Man holding sign
  • Nearly 100 Ohioans across race, place, and income rallied at the Statehouse Saturday to keep up the fight for fair maps
  • The OOC rally included national and statewide faith leaders, young Ohioans, formerly incarcerated people and their families, and voting rights advocates 
  • The coalition urged Black, brown, young, and formerly incarcerated Ohioans to vote during the midterms to fight back against political extremism in Ohio

On Saturday, August 6, on the 57th Anniversary of the Voting Rights Act, a multiracial coalition led by the Ohio Organizing Collaborative (OOC) joined together outside the Ohio Statehouse to protect Ohioans’ freedom to vote and keep up the fight for fair district maps. The nearly 100+ person rally included faith leaders, college students, formerly incarcerated Ohioans and their families, and voting rights advocates from all over Ohio. View the livestream here.

Faced with historically low turnout during Ohio’s second primary last week, advocates urged Black, brown, and underserved Ohioans to vote in the midterms to stem the tide of extremist political gerrymandering in Ohio and elect the best officials to represent their communities:

“It’s not about Republicans or Democrats: it’s about who’s going to help us. There are thousands of women and men who are hoping to get out [of prison], and we have the power to do that. Our votes matter. Even though there are barriers after getting out of prison, you can still do something about it, because you have the right to vote,” said Terry Mason, a Building Freedom Ohio member who was incarcerated for 30 years and recently released from prison.

“Our leaders no longer believe in accurate representation.

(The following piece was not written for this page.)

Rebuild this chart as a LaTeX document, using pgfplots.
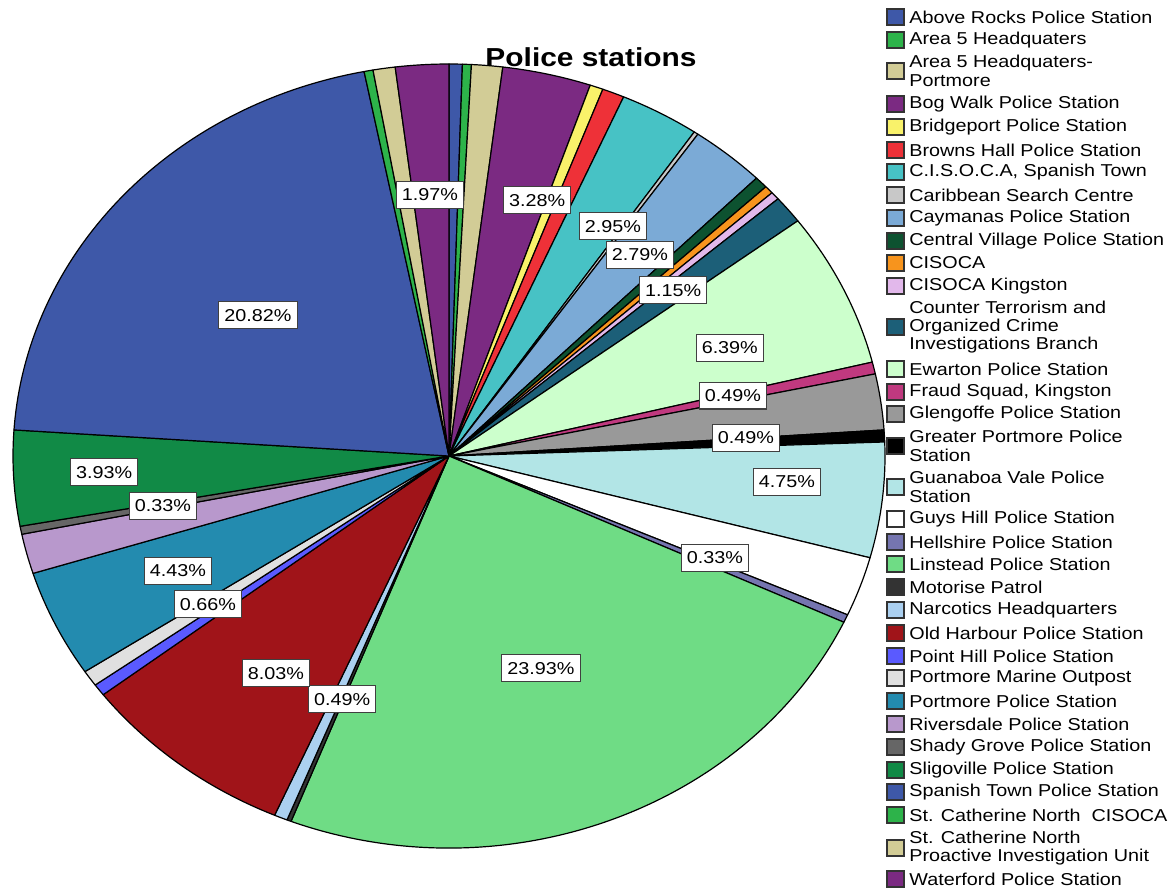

The political system that we currently have is poisoned with extremist politicians and gerrymandered maps. Unfair maps affect everyone, no matter their background, sexual orientation, or race. This has been shown in the attacks on our reproductive rights and the LGBTQIA+ community,” said TiAja Perry, a Central State University student and Ohio Student Association democracy fellow.   

“Our rights have been taken away – rights that our ancestors have fought and died for. They built this nation. People don’t realize that this nation was built on the back of slaves, poor people, and indigenous people. We must believe that we are the heart of America,” said Tom Roberts, Ohio State Conference NAACP president.

“It’s no surprise that voter turnout in Ohio was as low as it was on Tuesday – the lowest it’s been since the 1960s. Because confusion and uncertainty have reigned since the controversial redistricting process that forced voters to have to go to the polls twice in order to have their voices heard. Voters voted for fair maps in 2015 and 2018 so we could have policies to protect our families, ensure excellent schools and safe neighborhoods, and make sure we can make the best decisions about our bodies,” said Petee Talley, Ohio Unity Coalition convenor.  

“We are here to demand that Congress pass the John Lewis Voting Rights Act. We will not be silent until they pass this act. We will not be silent until they stop trying to suppress our vote. We will not be silent until they stop telling women what they can or can’t do. Black and brown folks will not be silent,” said Andre Washington, A. Philip Randolph Institute state president. 

“Everywhere I go from now until Election Day, I will reference the powerful work I saw here in Ohio. Thank you Ohio, for showing us how to do it. Your work today is critical. Today, you're making a bold statement for our democracy,” said Rev. Alvin Hering, Faith In Action national executive director.